After a month long delay, a heated committee hearing full of Italian

After a month long delay, a heated committee hearing full of Italian Americans, and a leapfrog vote from the Seattle School Board, Seattle City Council unanimously voted to replace Columbus Day with Indigenous Peoples’ Day this afternoon. The packed council chambers erupted with cheers, the clattering of hand drums, and traditional Native song as soon as the vote came down.

“It feels amazing,” Matt Remle, the author of the Indigenous Peoples’ Day resolution, managed to tell me before a smiling swarm of community members rushed to hug and thank him for his work.

The day did not come without opposition though—members of the vocal Seattle Fedele-Lodge of the Order of the Sons of Italy in America came to offer their final grievances before the decision. While they voiced support for Indigenous Peoples’ Day, they claimed that making it the same day as Columbus Day robbed them of their own cultural holiday. A small contigent wearing lots of green, red and white waved tiny Italian flags throughout the session.

“I’m the third Italian American councilmember on the Seattle City Council in one-hundred years,” councilmember Nick Licata responded to the Italian contingent’s dissent. “We are all citizens in a democracy, we are all here to work with each other, and by making this Indigenous People’s Day, we are adding something, we are not taking something away. We can both recognize our strengths.”

Bruce Harrell, one of the resolution’s co-sponsors, finally got his chance to “milk this out a little bit,” (as he put it at the resolution’s initial council hearing on Sept. 2) by delivering a stirring speech in front of an array of television cameras.

“We are not reveling in the pain of our past, but rejoicing in the celebration of a triumph—the voice of the indigenous people who are saying ‘we are still here.
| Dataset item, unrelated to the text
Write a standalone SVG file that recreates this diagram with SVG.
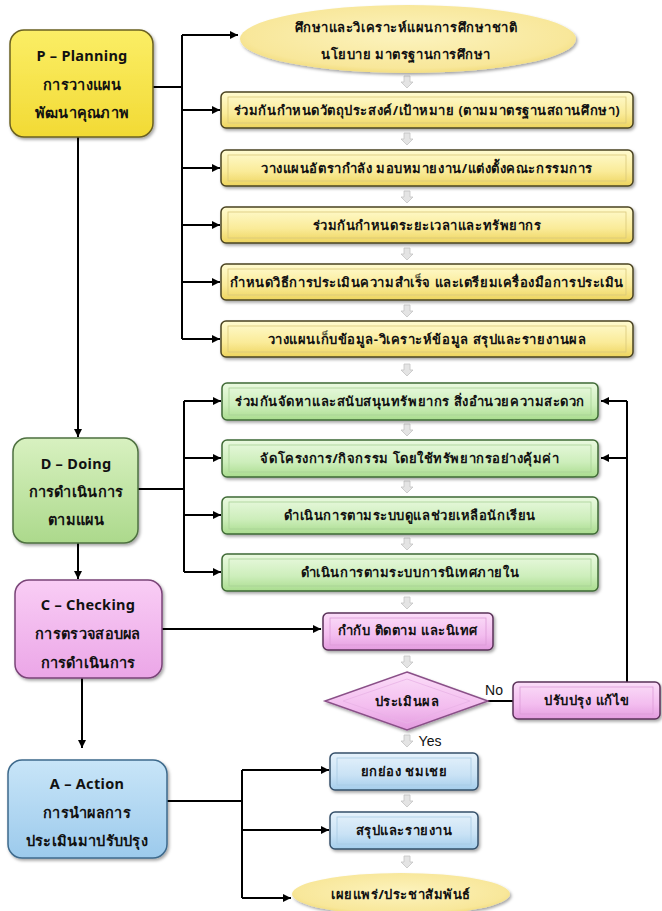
<svg xmlns="http://www.w3.org/2000/svg" width="662" height="911" viewBox="0 0 662 911">
<defs>
<linearGradient id="gY" x1="0" y1="0" x2="0" y2="1"><stop offset="0" stop-color="#FFFBD0"/><stop offset="0.6" stop-color="#FAEB98"/><stop offset="1" stop-color="#EDD45E"/></linearGradient>
<linearGradient id="gYb" x1="0" y1="0" x2="0" y2="1"><stop offset="0" stop-color="#FBEE66"/><stop offset="1" stop-color="#F2DA34"/></linearGradient>
<radialGradient id="gEl" cx="0.5" cy="0.45" r="0.6"><stop offset="0" stop-color="#FCF3BE"/><stop offset="0.8" stop-color="#F8E79A"/><stop offset="1" stop-color="#EFD770"/></radialGradient>
<linearGradient id="gG" x1="0" y1="0" x2="0" y2="1"><stop offset="0" stop-color="#EAF9E0"/><stop offset="0.6" stop-color="#CDEEBB"/><stop offset="1" stop-color="#A9DC8E"/></linearGradient>
<linearGradient id="gGb" x1="0" y1="0" x2="0" y2="1"><stop offset="0" stop-color="#D8F1C0"/><stop offset="1" stop-color="#ACD98C"/></linearGradient>
<linearGradient id="gP" x1="0" y1="0" x2="0" y2="1"><stop offset="0" stop-color="#FBDDF8"/><stop offset="0.6" stop-color="#F3BDEF"/><stop offset="1" stop-color="#E39BDF"/></linearGradient>
<linearGradient id="gPb" x1="0" y1="0" x2="0" y2="1"><stop offset="0" stop-color="#F9CDF5"/><stop offset="1" stop-color="#EBA6E7"/></linearGradient>
<linearGradient id="gB" x1="0" y1="0" x2="0" y2="1"><stop offset="0" stop-color="#E6F2FB"/><stop offset="0.6" stop-color="#C9E2F5"/><stop offset="1" stop-color="#A4CDEB"/></linearGradient>
<linearGradient id="gBb" x1="0" y1="0" x2="0" y2="1"><stop offset="0" stop-color="#C8E5F8"/><stop offset="1" stop-color="#9CCAEC"/></linearGradient>
<filter id="sh" x="-10%" y="-20%" width="125%" height="150%"><feDropShadow dx="1.5" dy="2" stdDeviation="1.5" flood-color="#000" flood-opacity="0.35"/></filter>
<marker id="ar" viewBox="0 0 8 8" refX="8" refY="4" markerWidth="8" markerHeight="8" markerUnits="userSpaceOnUse" orient="auto"><path d="M0,0 L8,4 L0,8 z" fill="#000"/></marker>
<path id="ga" d="M-3,0 L3,0 L3,6 L6,6 L0,12 L-6,6 L-3,6 Z"/>
</defs>
<style>
text{font-family:"Noto Sans","DejaVu Sans",sans-serif;font-weight:bold;fill:#111;text-anchor:middle;dominant-baseline:central}
.t{font-size:13px;letter-spacing:0.55px}
.big{font-size:14.5px;letter-spacing:0.3px}
.lbl{font-family:"Liberation Sans",Arial,sans-serif;font-weight:normal;font-size:14px;letter-spacing:0}
.b{stroke-width:1.5;filter:url(#sh)}
.in{fill:none;stroke-width:0.8}
.c{fill:none;stroke:#000;stroke-width:2}
.ca{fill:none;stroke:#000;stroke-width:2;marker-end:url(#ar)}
.gray use{fill:#E4E4E4;stroke:#C4C4C4;stroke-width:0.8}
</style>
<rect width="662" height="911" fill="#fff"/>

<g id="connectors">
<path class="c" d="M153,87 H182 M182,35 V339"/>
<path class="ca" d="M182,35 H238"/>
<path class="ca" d="M182,110 H220"/>
<path class="ca" d="M182,168 H220"/>
<path class="ca" d="M182,225 H220"/>
<path class="ca" d="M182,282 H220"/>
<path class="ca" d="M182,339 H220"/>
<path class="ca" d="M78,137 V437"/>
<path class="c" d="M138,489 H184 M184,401 V572"/>
<path class="ca" d="M184,401 H221"/>
<path class="ca" d="M184,458 H221"/>
<path class="ca" d="M184,515 H221"/>
<path class="ca" d="M184,572 H221"/>
<path class="ca" d="M78,543 V579"/>
<path class="ca" d="M162,629 H321"/>
<path class="ca" d="M82,678 V748"/>
<path class="c" d="M488,701 H513 M627,682 V401"/>
<path class="ca" d="M627,401 H601"/>
<path class="ca" d="M627,458 H601"/>
<path class="c" d="M167,801 H242 M242,770 V898"/>
<path class="ca" d="M242,770 H329"/>
<path class="ca" d="M242,830 H329"/>
<path class="ca" d="M242,898 H291"/>
<g class="gray">
<use href="#ga" x="407" y="76"/>
<use href="#ga" x="407" y="133"/>
<use href="#ga" x="407" y="191"/>
<use href="#ga" x="407" y="248"/>
<use href="#ga" x="407" y="305"/>
<use href="#ga" x="407" y="364"/>
<use href="#ga" x="407" y="424"/>
<use href="#ga" x="407" y="481"/>
<use href="#ga" x="407" y="538"/>
<use href="#ga" x="407" y="597"/>
<use href="#ga" x="407" y="656"/>
<use href="#ga" x="407" y="735"/>
<use href="#ga" x="407" y="795"/>
<use href="#ga" x="407" y="856"/>
</g>
<text class="lbl" x="494" y="690">No</text>
<text class="lbl" x="430" y="741">Yes</text>
</g>

<g id="P">
<rect class="b" x="10" y="30" width="143" height="107" rx="14" fill="url(#gYb)" stroke="#6b6120"/>
<text class="big" x="82" y="55">P – Planning</text>
<text class="big" x="82" y="84">การวางแผน</text>
<text class="big" x="82" y="112">พัฒนาคุณภาพ</text>
</g>
<g id="p0">
<ellipse cx="408" cy="39" rx="168" ry="34" fill="url(#gEl)" filter="url(#sh)"/>
<text class="t" x="406" y="27">ศึกษาและวิเคราะห์แผนการศึกษาชาติ</text>
<text class="t" x="406" y="54">นโยบาย มาตรฐานการศึกษา</text>
</g>
<g id="p1">
<rect class="b" x="221" y="92" width="412" height="36" rx="5" fill="url(#gY)" stroke="#4a4320"/>
<rect class="in" x="228" y="97" width="398" height="26" stroke="#D9C77A"/>
<text class="t" x="427" y="110">ร่วมกันกำหนดวัตถุประสงค์/เป้าหมาย (ตามมาตรฐานสถานศึกษา)</text>
</g>
<g id="p2">
<rect class="b" x="221" y="150" width="412" height="36" rx="5" fill="url(#gY)" stroke="#4a4320"/>
<rect class="in" x="228" y="155" width="398" height="26" stroke="#D9C77A"/>
<text class="t" x="427" y="168">วางแผนอัตรากำลัง มอบหมายงาน/แต่งตั้งคณะกรรมการ</text>
</g>
<g id="p3">
<rect class="b" x="221" y="207" width="412" height="36" rx="5" fill="url(#gY)" stroke="#4a4320"/>
<rect class="in" x="228" y="212" width="398" height="26" stroke="#D9C77A"/>
<text class="t" x="427" y="225">ร่วมกันกำหนดระยะเวลาและทรัพยากร</text>
</g>
<g id="p4">
<rect class="b" x="221" y="264" width="412" height="36" rx="5" fill="url(#gY)" stroke="#4a4320"/>
<rect class="in" x="228" y="269" width="398" height="26" stroke="#D9C77A"/>
<text class="t" x="427" y="282">กำหนดวิธีการประเมินความสำเร็จ และเตรียมเครื่องมือการประเมิน</text>
</g>
<g id="p5">
<rect class="b" x="221" y="321" width="412" height="36" rx="5" fill="url(#gY)" stroke="#4a4320"/>
<rect class="in" x="228" y="326" width="398" height="26" stroke="#D9C77A"/>
<text class="t" x="427" y="339">วางแผนเก็บข้อมูล-วิเคราะห์ข้อมูล สรุปและรายงานผล</text>
</g>

<g id="D">
<rect class="b" x="13" y="438" width="125" height="105" rx="14" fill="url(#gGb)" stroke="#4e7040"/>
<text class="big" x="76" y="463">D – Doing</text>
<text class="big" x="76" y="491">การดำเนินการ</text>
<text class="big" x="76" y="519">ตามแผน</text>
</g>
<g id="d1">
<rect class="b" x="222" y="383" width="376" height="37" rx="5" fill="url(#gG)" stroke="#3f6a36"/>
<rect class="in" x="229" y="388" width="362" height="27" stroke="#A8D196"/>
<text class="t" x="410" y="401">ร่วมกันจัดหาและสนับสนุนทรัพยากร สิ่งอำนวยความสะดวก</text>
</g>
<g id="d2">
<rect class="b" x="222" y="440" width="376" height="37" rx="5" fill="url(#gG)" stroke="#3f6a36"/>
<rect class="in" x="229" y="445" width="362" height="27" stroke="#A8D196"/>
<text class="t" x="410" y="458">จัดโครงการ/กิจกรรม โดยใช้ทรัพยากรอย่างคุ้มค่า</text>
</g>
<g id="d3">
<rect class="b" x="222" y="497" width="376" height="37" rx="5" fill="url(#gG)" stroke="#3f6a36"/>
<rect class="in" x="229" y="502" width="362" height="27" stroke="#A8D196"/>
<text class="t" x="410" y="515">ดำเนินการตามระบบดูแลช่วยเหลือนักเรียน</text>
</g>
<g id="d4">
<rect class="b" x="222" y="554" width="376" height="37" rx="5" fill="url(#gG)" stroke="#3f6a36"/>
<rect class="in" x="229" y="559" width="362" height="27" stroke="#A8D196"/>
<text class="t" x="410" y="572">ดำเนินการตามระบบการนิเทศภายใน</text>
</g>

<g id="C">
<rect class="b" x="15" y="580" width="147" height="98" rx="14" fill="url(#gPb)" stroke="#7a4478"/>
<text class="big" x="88" y="604">C – Checking</text>
<text class="big" x="88" y="633">การตรวจสอบผล</text>
<text class="big" x="88" y="662">การดำเนินการ</text>
</g>
<g id="c1">
<rect class="b" x="323" y="613" width="170" height="37" rx="5" fill="url(#gP)" stroke="#5a3058"/>
<rect class="in" x="330" y="618" width="156" height="27" stroke="#DB9CD7"/>
<text class="t" x="408" y="630">กำกับ ติดตาม และนิเทศ</text>
</g>
<g id="c2">
<polygon class="b" points="407,672 488,701 407,730 325,701" fill="url(#gP)" stroke="#8a5088"/>
<polygon class="in" points="407,679 470,701 407,723 343,701" stroke="#E9B2E6"/>
<text class="t" x="407" y="701">ประเมินผล</text>
</g>
<g id="c3">
<rect class="b" x="513" y="682" width="147" height="37" rx="5" fill="url(#gP)" stroke="#5a3058"/>
<rect class="in" x="520" y="687" width="133" height="27" stroke="#DB9CD7"/>
<text class="t" x="587" y="700">ปรับปรุง แก้ไข</text>
</g>

<g id="A">
<rect class="b" x="8" y="760" width="159" height="98" rx="14" fill="url(#gBb)" stroke="#3e6a8c"/>
<text class="big" x="87" y="783">A – Action</text>
<text class="big" x="87" y="812">การนำผลการ</text>
<text class="big" x="87" y="840">ประเมินมาปรับปรุง</text>
</g>
<g id="a1">
<rect class="b" x="330" y="753" width="148" height="37" rx="5" fill="url(#gB)" stroke="#34506a"/>
<rect class="in" x="337" y="758" width="134" height="27" stroke="#A9CBE4"/>
<text class="t" x="404" y="771">ยกย่อง ชมเชย</text>
</g>
<g id="a2">
<rect class="b" x="330" y="812" width="148" height="37" rx="5" fill="url(#gB)" stroke="#34506a"/>
<rect class="in" x="337" y="817" width="134" height="27" stroke="#A9CBE4"/>
<text class="t" x="404" y="830">สรุปและรายงาน</text>
</g>
<g id="a3">
<ellipse cx="401" cy="894" rx="109" ry="21" fill="url(#gEl)" filter="url(#sh)"/>
<text class="t" x="401" y="894">เผยแพร่/ประชาสัมพันธ์</text>
</g>
</svg>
We have been here hundreds of years before you, and will be here hundreds of years after you,’” Harrell said to cheers. “This is what makes Seattle so special, in all honesty—that we are bold enough to admit the shortcomings of our history in order to realize the hopes of our dreams.”

Resolution co-sponsor, councilmember Kshama Sawant, donned a shirt with a crossed-out portrait of Columbus as she delivered a speech that more pointedly took on the explorer’s history.
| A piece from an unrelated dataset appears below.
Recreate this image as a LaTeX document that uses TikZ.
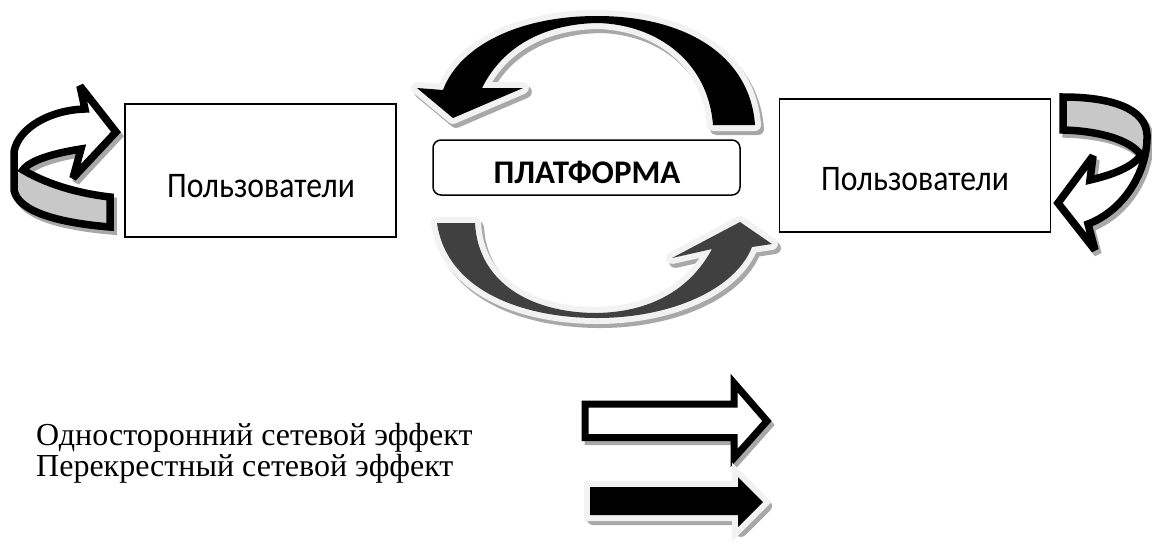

“This resolution is about more than a name change,” Sawant said. “It’s about teaching our children and ourselves to take a stand against racism and discrimination.

“[Columbus] did not embark on a simple voyage of exploration—it was always intended as a voyage of conquest and ultimately colonization. Columbus indicts himself in his journal as one of the most prolific slave traders in human history, buying and selling more than 5000 indigenous people, and helping establish a brutal system of forced labor. Just decades after Columbus’ arrival, the indigenous population had been reduced by as much as 90 percent. This city should not honor a man who played a pivotal role in the worst genocide the world has ever known.

“Transforming this day into a celebration of indigenous culture and social justice is not merely educational in nature—it also allows us to make a connection between this painful history and the ongoing marginalization and discrimination and poverty that indigenous communities face to this day.”

The session ended poignantly with councilmember Sally Clark making good on a “homework” assignment that an indigenous man had issued to the council at the resolution’s last committee hearing: to learn a word in the native Coast Salish language of Lushootseed.

“I don’t know if I got the pronunciation right,” she said after attempting to say a Lushootseed word, “but it should mean thank you.”